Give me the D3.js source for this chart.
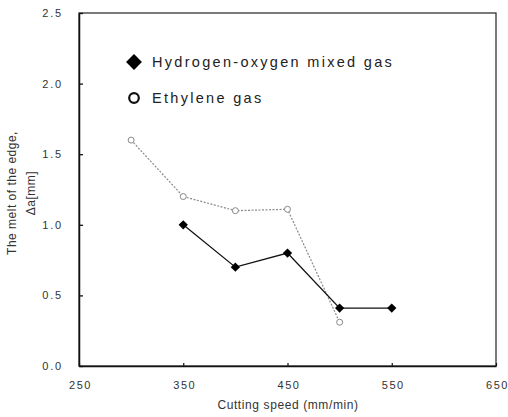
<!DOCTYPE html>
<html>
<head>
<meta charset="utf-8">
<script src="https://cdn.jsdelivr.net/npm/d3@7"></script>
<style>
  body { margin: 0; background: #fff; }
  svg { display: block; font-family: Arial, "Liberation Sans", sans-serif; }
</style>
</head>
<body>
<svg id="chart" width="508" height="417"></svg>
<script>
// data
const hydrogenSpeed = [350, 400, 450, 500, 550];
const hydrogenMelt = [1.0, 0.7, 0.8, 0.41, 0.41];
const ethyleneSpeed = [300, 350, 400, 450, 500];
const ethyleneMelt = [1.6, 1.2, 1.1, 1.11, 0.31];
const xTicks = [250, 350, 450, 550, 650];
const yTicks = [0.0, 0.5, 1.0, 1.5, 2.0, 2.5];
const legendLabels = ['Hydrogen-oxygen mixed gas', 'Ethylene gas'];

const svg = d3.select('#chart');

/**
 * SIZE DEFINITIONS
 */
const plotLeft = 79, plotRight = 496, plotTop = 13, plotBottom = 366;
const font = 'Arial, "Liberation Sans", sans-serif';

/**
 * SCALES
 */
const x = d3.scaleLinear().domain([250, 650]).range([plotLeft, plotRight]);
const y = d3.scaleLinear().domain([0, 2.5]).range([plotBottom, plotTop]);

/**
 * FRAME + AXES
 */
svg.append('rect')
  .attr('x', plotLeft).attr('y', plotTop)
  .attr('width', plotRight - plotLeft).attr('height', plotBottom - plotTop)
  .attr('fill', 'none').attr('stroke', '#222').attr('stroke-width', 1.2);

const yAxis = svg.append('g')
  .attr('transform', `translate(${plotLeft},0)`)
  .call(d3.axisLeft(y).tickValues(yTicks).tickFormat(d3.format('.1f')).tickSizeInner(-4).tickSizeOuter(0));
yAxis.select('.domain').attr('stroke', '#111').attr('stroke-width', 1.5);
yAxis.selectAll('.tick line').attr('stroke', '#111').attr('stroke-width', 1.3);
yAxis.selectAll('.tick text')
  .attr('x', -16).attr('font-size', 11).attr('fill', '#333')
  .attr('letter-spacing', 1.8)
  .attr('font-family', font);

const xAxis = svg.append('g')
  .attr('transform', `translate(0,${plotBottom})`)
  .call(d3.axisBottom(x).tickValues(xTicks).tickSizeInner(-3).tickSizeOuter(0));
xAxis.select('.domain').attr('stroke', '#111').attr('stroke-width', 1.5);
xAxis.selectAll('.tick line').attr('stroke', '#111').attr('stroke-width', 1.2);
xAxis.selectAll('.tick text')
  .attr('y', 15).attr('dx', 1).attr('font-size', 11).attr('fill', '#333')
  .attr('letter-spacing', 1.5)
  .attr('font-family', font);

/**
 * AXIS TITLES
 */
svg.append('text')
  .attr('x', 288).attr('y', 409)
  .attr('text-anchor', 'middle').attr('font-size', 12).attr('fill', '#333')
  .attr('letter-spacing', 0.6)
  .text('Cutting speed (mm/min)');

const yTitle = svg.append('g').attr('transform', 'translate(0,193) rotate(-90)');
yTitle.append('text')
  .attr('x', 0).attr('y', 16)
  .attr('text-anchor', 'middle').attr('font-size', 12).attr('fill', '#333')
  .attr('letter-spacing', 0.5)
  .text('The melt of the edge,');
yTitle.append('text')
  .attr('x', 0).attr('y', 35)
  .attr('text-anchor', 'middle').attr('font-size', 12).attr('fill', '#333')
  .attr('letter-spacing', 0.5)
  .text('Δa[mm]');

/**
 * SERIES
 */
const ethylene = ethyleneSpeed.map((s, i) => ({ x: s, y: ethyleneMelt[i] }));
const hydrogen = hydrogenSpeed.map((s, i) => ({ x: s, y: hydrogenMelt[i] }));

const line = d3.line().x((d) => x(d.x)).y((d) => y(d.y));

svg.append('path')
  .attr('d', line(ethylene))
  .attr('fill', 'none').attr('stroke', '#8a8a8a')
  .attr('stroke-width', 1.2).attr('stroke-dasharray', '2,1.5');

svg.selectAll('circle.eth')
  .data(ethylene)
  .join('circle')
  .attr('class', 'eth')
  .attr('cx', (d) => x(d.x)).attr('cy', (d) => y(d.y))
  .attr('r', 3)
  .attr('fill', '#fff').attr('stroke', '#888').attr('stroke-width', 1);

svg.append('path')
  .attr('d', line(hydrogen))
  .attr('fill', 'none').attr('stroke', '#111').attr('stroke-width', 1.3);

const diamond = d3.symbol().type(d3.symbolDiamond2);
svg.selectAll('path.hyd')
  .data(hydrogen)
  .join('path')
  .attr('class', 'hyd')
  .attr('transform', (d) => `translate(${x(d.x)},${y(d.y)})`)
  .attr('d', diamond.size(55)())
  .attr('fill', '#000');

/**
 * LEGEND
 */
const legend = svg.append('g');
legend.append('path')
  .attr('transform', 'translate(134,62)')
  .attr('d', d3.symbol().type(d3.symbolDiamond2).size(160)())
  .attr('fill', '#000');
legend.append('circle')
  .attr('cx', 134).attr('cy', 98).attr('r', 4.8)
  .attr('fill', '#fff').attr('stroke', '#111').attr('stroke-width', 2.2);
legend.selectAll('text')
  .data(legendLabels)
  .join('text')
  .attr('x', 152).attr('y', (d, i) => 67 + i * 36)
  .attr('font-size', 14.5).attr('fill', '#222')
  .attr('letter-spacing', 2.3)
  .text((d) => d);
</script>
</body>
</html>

• Given instruction:
Go through the listing above and quote it exactly, apart from its images.

• Answer to this task:
Give me the D3.js source for this chart.
<!DOCTYPE html>
<html>
<head>
<meta charset="utf-8">
<script src="https://cdn.jsdelivr.net/npm/d3@7"></script>
<style>
  body { margin: 0; background: #fff; }
  svg { display: block; font-family: Arial, "Liberation Sans", sans-serif; }
</style>
</head>
<body>
<svg id="chart" width="508" height="417"></svg>
<script>
// data
const hydrogenSpeed = [350, 400, 450, 500, 550];
const hydrogenMelt = [1.0, 0.7, 0.8, 0.41, 0.41];
const ethyleneSpeed = [300, 350, 400, 450, 500];
const ethyleneMelt = [1.6, 1.2, 1.1, 1.11, 0.31];
const xTicks = [250, 350, 450, 550, 650];
const yTicks = [0.0, 0.5, 1.0, 1.5, 2.0, 2.5];
const legendLabels = ['Hydrogen-oxygen mixed gas', 'Ethylene gas'];

const svg = d3.select('#chart');

/**
 * SIZE DEFINITIONS
 */
const plotLeft = 79, plotRight = 496, plotTop = 13, plotBottom = 366;
const font = 'Arial, "Liberation Sans", sans-serif';

/**
 * SCALES
 */
const x = d3.scaleLinear().domain([250, 650]).range([plotLeft, plotRight]);
const y = d3.scaleLinear().domain([0, 2.5]).range([plotBottom, plotTop]);

/**
 * FRAME + AXES
 */
svg.append('rect')
  .attr('x', plotLeft).attr('y', plotTop)
  .attr('width', plotRight - plotLeft).attr('height', plotBottom - plotTop)
  .attr('fill', 'none').attr('stroke', '#222').attr('stroke-width', 1.2);

const yAxis = svg.append('g')
  .attr('transform', `translate(${plotLeft},0)`)
  .call(d3.axisLeft(y).tickValues(yTicks).tickFormat(d3.format('.1f')).tickSizeInner(-4).tickSizeOuter(0));
yAxis.select('.domain').attr('stroke', '#111').attr('stroke-width', 1.5);
yAxis.selectAll('.tick line').attr('stroke', '#111').attr('stroke-width', 1.3);
yAxis.selectAll('.tick text')
  .attr('x', -16).attr('font-size', 11).attr('fill', '#333')
  .attr('letter-spacing', 1.8)
  .attr('font-family', font);

const xAxis = svg.append('g')
  .attr('transform', `translate(0,${plotBottom})`)
  .call(d3.axisBottom(x).tickValues(xTicks).tickSizeInner(-3).tickSizeOuter(0));
xAxis.select('.domain').attr('stroke', '#111').attr('stroke-width', 1.5);
xAxis.selectAll('.tick line').attr('stroke', '#111').attr('stroke-width', 1.2);
xAxis.selectAll('.tick text')
  .attr('y', 15).attr('dx', 1).attr('font-size', 11).attr('fill', '#333')
  .attr('letter-spacing', 1.5)
  .attr('font-family', font);

/**
 * AXIS TITLES
 */
svg.append('text')
  .attr('x', 288).attr('y', 409)
  .attr('text-anchor', 'middle').attr('font-size', 12).attr('fill', '#333')
  .attr('letter-spacing', 0.6)
  .text('Cutting speed (mm/min)');

const yTitle = svg.append('g').attr('transform', 'translate(0,193) rotate(-90)');
yTitle.append('text')
  .attr('x', 0).attr('y', 16)
  .attr('text-anchor', 'middle').attr('font-size', 12).attr('fill', '#333')
  .attr('letter-spacing', 0.5)
  .text('The melt of the edge,');
yTitle.append('text')
  .attr('x', 0).attr('y', 35)
  .attr('text-anchor', 'middle').attr('font-size', 12).attr('fill', '#333')
  .attr('letter-spacing', 0.5)
  .text('Δa[mm]');

/**
 * SERIES
 */
const ethylene = ethyleneSpeed.map((s, i) => ({ x: s, y: ethyleneMelt[i] }));
const hydrogen = hydrogenSpeed.map((s, i) => ({ x: s, y: hydrogenMelt[i] }));

const line = d3.line().x((d) => x(d.x)).y((d) => y(d.y));

svg.append('path')
  .attr('d', line(ethylene))
  .attr('fill', 'none').attr('stroke', '#8a8a8a')
  .attr('stroke-width', 1.2).attr('stroke-dasharray', '2,1.5');

svg.selectAll('circle.eth')
  .data(ethylene)
  .join('circle')
  .attr('class', 'eth')
  .attr('cx', (d) => x(d.x)).attr('cy', (d) => y(d.y))
  .attr('r', 3)
  .attr('fill', '#fff').attr('stroke', '#888').attr('stroke-width', 1);

svg.append('path')
  .attr('d', line(hydrogen))
  .attr('fill', 'none').attr('stroke', '#111').attr('stroke-width', 1.3);

const diamond = d3.symbol().type(d3.symbolDiamond2);
svg.selectAll('path.hyd')
  .data(hydrogen)
  .join('path')
  .attr('class', 'hyd')
  .attr('transform', (d) => `translate(${x(d.x)},${y(d.y)})`)
  .attr('d', diamond.size(55)())
  .attr('fill', '#000');

/**
 * LEGEND
 */
const legend = svg.append('g');
legend.append('path')
  .attr('transform', 'translate(134,62)')
  .attr('d', d3.symbol().type(d3.symbolDiamond2).size(160)())
  .attr('fill', '#000');
legend.append('circle')
  .attr('cx', 134).attr('cy', 98).attr('r', 4.8)
  .attr('fill', '#fff').attr('stroke', '#111').attr('stroke-width', 2.2);
legend.selectAll('text')
  .data(legendLabels)
  .join('text')
  .attr('x', 152).attr('y', (d, i) => 67 + i * 36)
  .attr('font-size', 14.5).attr('fill', '#222')
  .attr('letter-spacing', 2.3)
  .text((d) => d);
</script>
</body>
</html>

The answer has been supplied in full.